Artificial intelligence [34] and machine learning [35] have been widely implemented in recent years across different fields. They have been used in various fields, including computer vision [36], personalized recommendation systems [37], and intelligent machine control [38]. Reinforcement learning, in particular, has gained popularity due to its ability to achieve large-scale coverage and search of solution space, continuously learn and evolve from data, and display strong algorithm universality without requiring precise modeling, making it excellent for decision-making problems. It has been extensively utilized in gaming [39,40,41] and robot control [42] domains to solve sequential decision problems.

In the field of satellite scheduling, several scholars have explored the application of reinforcement learning.
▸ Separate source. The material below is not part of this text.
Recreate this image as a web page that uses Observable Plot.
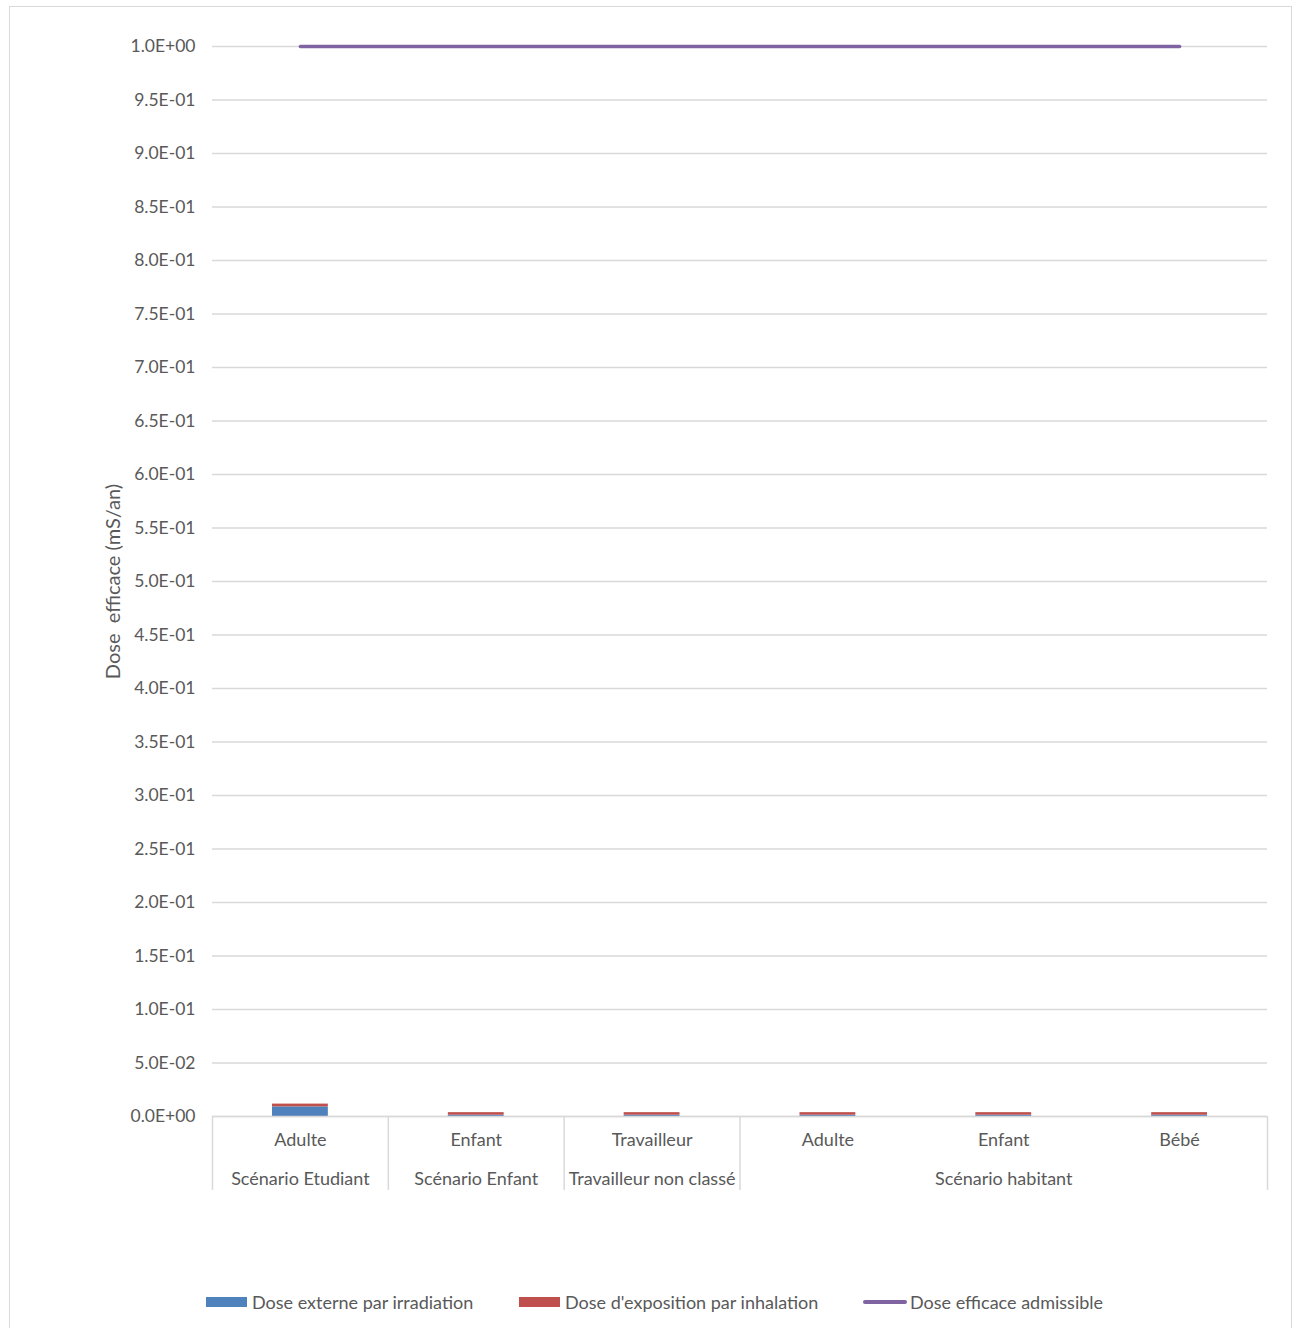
<!DOCTYPE html>
<html>
<head>
<meta charset="utf-8">
<script src="https://cdn.jsdelivr.net/npm/d3@7"></script>
<script src="https://cdn.jsdelivr.net/npm/@observablehq/plot@0.6"></script>
<style>
  html, body { margin: 0; padding: 0; background: #fff; }
  body { width: 1298px; height: 1328px; position: relative; overflow: hidden; font-family: Lato, "Open Sans", sans-serif; }
  #frame { position: absolute; left: 9px; top: 6px; width: 1283px; height: 1340px; border: 1.5px solid #d9d9d9; box-sizing: border-box; }
  #chart { position: absolute; left: 0; top: 0; }
  #legend { position: absolute; top: 1292px; left: 0; width: 1298px; height: 22px; font-size: 18px; color: #595959; }
  .item { position: absolute; display: flex; align-items: center; height: 20px; white-space: nowrap; }
  .sw { display: inline-block; width: 41px; height: 10px; margin-right: 5px; }
  .ln { display: inline-block; width: 44px; height: 3.5px; margin-right: 3px; border-radius: 2px; }
</style>
</head>
<body>
<div id="frame"></div>
<div id="chart"></div>
<div id="legend"></div>
<script>
// ---- data ----
const groups = ["Scénario Etudiant", "Scénario Enfant", "Travailleur non classé", "Scénario habitant", "Scénario habitant", "Scénario habitant"];
const subs = ["Adulte", "Enfant", "Travailleur", "Adulte", "Enfant", "Bébé"];
const doseExterne = [0.0090, 0.0012, 0.0012, 0.0012, 0.0012, 0.0012];
const doseInhalation = [0.0026, 0.0024, 0.0024, 0.0024, 0.0024, 0.0024];
const doseAdmissible = [1, 1, 1, 1, 1, 1];
const yTicks = d3.range(0, 21).map(i => i * 0.05);
const seriesNames = ["Dose externe par irradiation", "Dose d'exposition par inhalation", "Dose efficace admissible"];
const colors = ["#4f81bd", "#c0504d", "#8064a2"];

// ---- build tables ----
const keys = subs.map((s, i) => i + "|" + groups[i] + "|" + s);
const bars = [];
keys.forEach((k, i) => {
  bars.push({key: k, series: seriesNames[0], value: doseExterne[i]});
  bars.push({key: k, series: seriesNames[1], value: doseInhalation[i]});
});
const lineData = keys.map((k, i) => ({key: k, value: doseAdmissible[i]}));
const groupLabels = [];
const uniq = [...new Set(groups)];
uniq.forEach(g => {
  const idx = groups.map((x, i) => x === g ? i : -1).filter(i => i >= 0);
  groupLabels.push({key: keys[idx[Math.floor(idx.length / 2)]], label: g});
});
const leftEdges = uniq.map(g => keys[groups.indexOf(g)]);
const rightEdge = [keys[keys.length - 1]];

const W = 1298, H = 1230;
const mL = 212, mR = 31, mT = 46, mB = 114;
const step = (W - mL - mR) / keys.length;
const fmt = v => {
  const [m, e] = v.toExponential(1).split("e");
  const sign = e[0] === "-" ? "-" : "+";
  const ex = String(Math.abs(+e)).padStart(2, "0");
  return m + "E" + sign + ex;
};
const txt = "#595959";
const grid = "#d9d9d9";

const chart = Plot.plot({
  width: W, height: H,
  marginLeft: mL, marginRight: mR, marginTop: mT, marginBottom: mB,
  style: {fontFamily: "Lato, 'Open Sans', sans-serif", fontSize: "18px", color: txt, background: "transparent"},
  x: {domain: keys, padding: 0, round: false, axis: null},
  y: {domain: [0, 1], axis: null},
  color: {domain: seriesNames, range: colors},
  marks: [
    Plot.gridY(yTicks, {stroke: grid, strokeOpacity: 1, strokeWidth: 1.3}),
    Plot.axisY(yTicks, {tickSize: 0, tickPadding: 17, tickFormat: fmt, fontSize: 17.5, fill: txt, label: null}),
    Plot.barY(bars, {x: "key", y: "value", fill: "series", insetLeft: 60, insetRight: 60}),
    Plot.lineY(lineData, {x: "key", y: "value", stroke: colors[2], strokeWidth: 3.5}),
    Plot.ruleY([0], {stroke: grid, strokeWidth: 1.5}),
    Plot.axisX(keys, {tickSize: 0, tickPadding: 17, tickFormat: k => k.split("|")[2], fontSize: 18, fill: txt, label: null}),
    Plot.axisX(leftEdges, {tickSize: 74, dx: -step / 2, tickFormat: () => "", stroke: grid, strokeWidth: 1.5, label: null}),
    Plot.axisX(rightEdge, {tickSize: 74, dx: step / 2, tickFormat: () => "", stroke: grid, strokeWidth: 1.5, label: null}),
    Plot.text(groupLabels, {x: "key", text: "label", frameAnchor: "bottom", dy: 63, fontSize: 18, fill: txt, lineAnchor: "middle"}),
    Plot.text(["Dose  efficace (mS/an)"], {frameAnchor: "left", dx: -99, rotate: -90, fontSize: 20, fill: txt, textAnchor: "middle", lineAnchor: "middle", text: d => d})
  ]
});
document.getElementById("chart").appendChild(chart);

// ---- legend ----
const legend = document.getElementById("legend");
const pos = [206, 519, 863];
seriesNames.forEach((n, i) => {
  const it = document.createElement("div");
  it.className = "item";
  it.style.left = pos[i] + "px";
  const sw = document.createElement("span");
  sw.className = i < 2 ? "sw" : "ln";
  sw.style.background = colors[i];
  it.appendChild(sw);
  it.appendChild(document.createTextNode(n));
  legend.appendChild(it);
});
</script>
</body>
</html>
Huang Y. et al. [25] proposed a graph-based minimum clique partition algorithm for preprocessing and then used the DDPG algorithm to solve the earth observation satellite task scheduling problem. Wei L. et al. [26] investigated the agile satellite scheduling problem with multiple objectives, utilizing an approach incorporating deep reinforcement learning and parameter transfer. He Y. et al. [27] divided the scheduling problem into a sequencing problem and a timing problem. They solved the sequencing problem using reinforcement learning, while HADRT solved the timing problem. Cui K. et al. [43] build a dynamic task network model to solve the satellite communication resource allocation problem using the deep double-Q learning algorithm. Ren L. et al. [44] solved the stereo imaging satellite scheduling problem using a block coding based on a reinforcement learning algorithm. Hu X. et al. [45] proposed a method combining DRL and one heuristic algorithm for the satellite radio dynamic resource management problem, which can accelerate the convergence speed and reduce the computational overhead.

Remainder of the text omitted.